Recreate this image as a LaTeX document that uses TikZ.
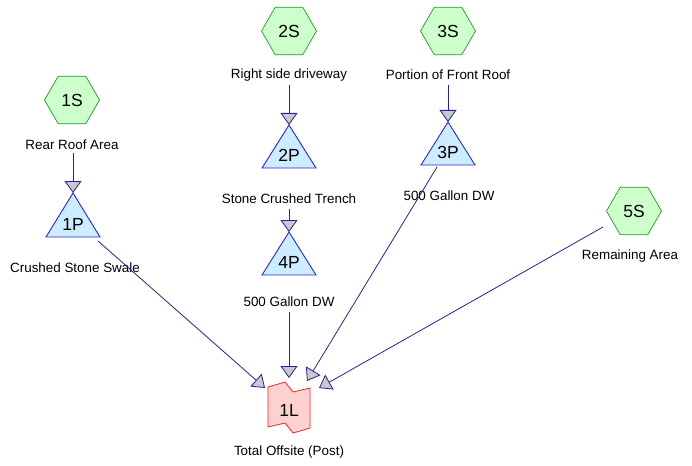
\documentclass[tikz,border=0pt]{standalone}
\usepackage{fontspec}
\setmainfont{Liberation Sans}
\usetikzlibrary{shapes.geometric,arrows.meta}
\definecolor{hexfill}{RGB}{204,255,204}
\definecolor{hexline}{RGB}{40,150,40}
\definecolor{trifill}{RGB}{204,236,255}
\definecolor{triline}{RGB}{40,40,220}
\definecolor{linkfill}{RGB}{255,208,208}
\definecolor{linkline}{RGB}{240,40,40}
\definecolor{edgecol}{RGB}{35,35,150}
\definecolor{headfill}{RGB}{200,200,205}
\tikzset{
  hexnode/.style={regular polygon, regular polygon sides=6, minimum size=55pt, inner sep=0pt,
    fill=hexfill, draw=hexline, line width=0.7pt, font=\fontsize{17.5}{20}\selectfont},
  tribox/.style={fill=trifill, draw=triline, line width=0.9pt, line join=miter},
  linkbox/.style={fill=linkfill, draw=linkline, line width=0.8pt},
  idtext/.style={font=\fontsize{17.5}{20}\selectfont, inner sep=0pt},
  caption/.style={font=\fontsize{13.4}{15}\selectfont, inner sep=0pt},
  flow/.style={draw=edgecol, line width=0.8pt, -{Triangle[length=12pt,width=17pt,fill=headfill]}},
}
\begin{document}
\begin{tikzpicture}[x=1pt,y=-1pt]
\useasboundingbox (0,0) rectangle (692,465);
% hexagons (subcatchments)
\node[hexnode] (s1) at (72,100) {1S};
\node[hexnode] (s2) at (289,31) {2S};
\node[hexnode] (s3) at (448,31) {3S};
\node[hexnode] (s5) at (634,211) {5S};
% captions
\node[caption] (c1) at (72,145) {Rear Roof Area};
\node[caption] (c2) at (289,75) {Right side driveway};
\node[caption] (c3) at (448,75) {Portion of Front Roof};
\node[caption] (c5) at (630,256) {Remaining Area};
% triangles (ponds)
\draw[tribox] (73,193) -- (100,237) -- (46,237) -- cycle;
\node[idtext] (p1) at (73,224) {1P};
\coordinate (p1top) at (73,193);
\coordinate (p1in) at (73,153);
\coordinate (p1out) at (98,241);
\node[caption] (cp1) at (75,268) {Crushed Stone Swale};
\draw[tribox] (289,125) -- (316,168) -- (262,168) -- cycle;
\node[idtext] (p2) at (289,155) {2P};
\coordinate (p2top) at (289,125);
\node[caption] (cp2) at (289,199) {Stone Crushed Trench};
\draw[tribox] (289,232) -- (316,275) -- (262,275) -- cycle;
\node[idtext] (p4) at (289,262) {4P};
\coordinate (p4top) at (289,232);
\node[caption] (cp4) at (289,302) {500 Gallon DW};
\draw[tribox] (448,122) -- (475,165) -- (421,165) -- cycle;
\node[idtext] (p3) at (448,152) {3P};
\coordinate (p3top) at (448,122);
\coordinate (p3out) at (437,167);
\node[caption] (cp3) at (449,196) {500 Gallon DW};
% link
\draw[linkbox] (268,387) -- (285,382) -- (293,392) -- (310,388) -- (310,428) -- (293,433) -- (285,423) -- (268,427) -- cycle;
\node[idtext] (l1) at (289,410) {1L};
\node[caption] (cl1) at (289,452) {Total Offsite (Post)};
\coordinate (l1a) at (265,388);
\coordinate (l1b) at (289,378);
\coordinate (l1c) at (307,381);
\coordinate (l1d) at (319,388);
\coordinate (s5out) at (603,227);
% connectors
\draw[flow] (p1in) -- (p1top);
\draw[flow] (c2.south |- 0,85) -- (p2top);
\draw[flow] (c3.south |- 0,85) -- (p3top);
\draw[flow] (cp2.south |- 0,209) -- (p4top);
\draw[flow] (cp4.south |- 0,312) -- (l1b);
\draw[flow] (p1out) -- (l1a);
\draw[flow] (p3out) -- (l1c);
\draw[flow] (s5out) -- (l1d);
\end{tikzpicture}
\end{document}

══════════

- Aim: Copy out all of the data word for word. Do not carry over any picture.

- Expected output:
Recreate this image as a LaTeX document that uses TikZ.
\documentclass[tikz,border=0pt]{standalone}
\usepackage{fontspec}
\setmainfont{Liberation Sans}
\usetikzlibrary{shapes.geometric,arrows.meta}
\definecolor{hexfill}{RGB}{204,255,204}
\definecolor{hexline}{RGB}{40,150,40}
\definecolor{trifill}{RGB}{204,236,255}
\definecolor{triline}{RGB}{40,40,220}
\definecolor{linkfill}{RGB}{255,208,208}
\definecolor{linkline}{RGB}{240,40,40}
\definecolor{edgecol}{RGB}{35,35,150}
\definecolor{headfill}{RGB}{200,200,205}
\tikzset{
  hexnode/.style={regular polygon, regular polygon sides=6, minimum size=55pt, inner sep=0pt,
    fill=hexfill, draw=hexline, line width=0.7pt, font=\fontsize{17.5}{20}\selectfont},
  tribox/.style={fill=trifill, draw=triline, line width=0.9pt, line join=miter},
  linkbox/.style={fill=linkfill, draw=linkline, line width=0.8pt},
  idtext/.style={font=\fontsize{17.5}{20}\selectfont, inner sep=0pt},
  caption/.style={font=\fontsize{13.4}{15}\selectfont, inner sep=0pt},
  flow/.style={draw=edgecol, line width=0.8pt, -{Triangle[length=12pt,width=17pt,fill=headfill]}},
}
\begin{document}
\begin{tikzpicture}[x=1pt,y=-1pt]
\useasboundingbox (0,0) rectangle (692,465);
% hexagons (subcatchments)
\node[hexnode] (s1) at (72,100) {1S};
\node[hexnode] (s2) at (289,31) {2S};
\node[hexnode] (s3) at (448,31) {3S};
\node[hexnode] (s5) at (634,211) {5S};
% captions
\node[caption] (c1) at (72,145) {Rear Roof Area};
\node[caption] (c2) at (289,75) {Right side driveway};
\node[caption] (c3) at (448,75) {Portion of Front Roof};
\node[caption] (c5) at (630,256) {Remaining Area};
% triangles (ponds)
\draw[tribox] (73,193) -- (100,237) -- (46,237) -- cycle;
\node[idtext] (p1) at (73,224) {1P};
\coordinate (p1top) at (73,193);
\coordinate (p1in) at (73,153);
\coordinate (p1out) at (98,241);
\node[caption] (cp1) at (75,268) {Crushed Stone Swale};
\draw[tribox] (289,125) -- (316,168) -- (262,168) -- cycle;
\node[idtext] (p2) at (289,155) {2P};
\coordinate (p2top) at (289,125);
\node[caption] (cp2) at (289,199) {Stone Crushed Trench};
\draw[tribox] (289,232) -- (316,275) -- (262,275) -- cycle;
\node[idtext] (p4) at (289,262) {4P};
\coordinate (p4top) at (289,232);
\node[caption] (cp4) at (289,302) {500 Gallon DW};
\draw[tribox] (448,122) -- (475,165) -- (421,165) -- cycle;
\node[idtext] (p3) at (448,152) {3P};
\coordinate (p3top) at (448,122);
\coordinate (p3out) at (437,167);
\node[caption] (cp3) at (449,196) {500 Gallon DW};
% link
\draw[linkbox] (268,387) -- (285,382) -- (293,392) -- (310,388) -- (310,428) -- (293,433) -- (285,423) -- (268,427) -- cycle;
\node[idtext] (l1) at (289,410) {1L};
\node[caption] (cl1) at (289,452) {Total Offsite (Post)};
\coordinate (l1a) at (265,388);
\coordinate (l1b) at (289,378);
\coordinate (l1c) at (307,381);
\coordinate (l1d) at (319,388);
\coordinate (s5out) at (603,227);
% connectors
\draw[flow] (p1in) -- (p1top);
\draw[flow] (c2.south |- 0,85) -- (p2top);
\draw[flow] (c3.south |- 0,85) -- (p3top);
\draw[flow] (cp2.south |- 0,209) -- (p4top);
\draw[flow] (cp4.south |- 0,312) -- (l1b);
\draw[flow] (p1out) -- (l1a);
\draw[flow] (p3out) -- (l1c);
\draw[flow] (s5out) -- (l1d);
\end{tikzpicture}
\end{document}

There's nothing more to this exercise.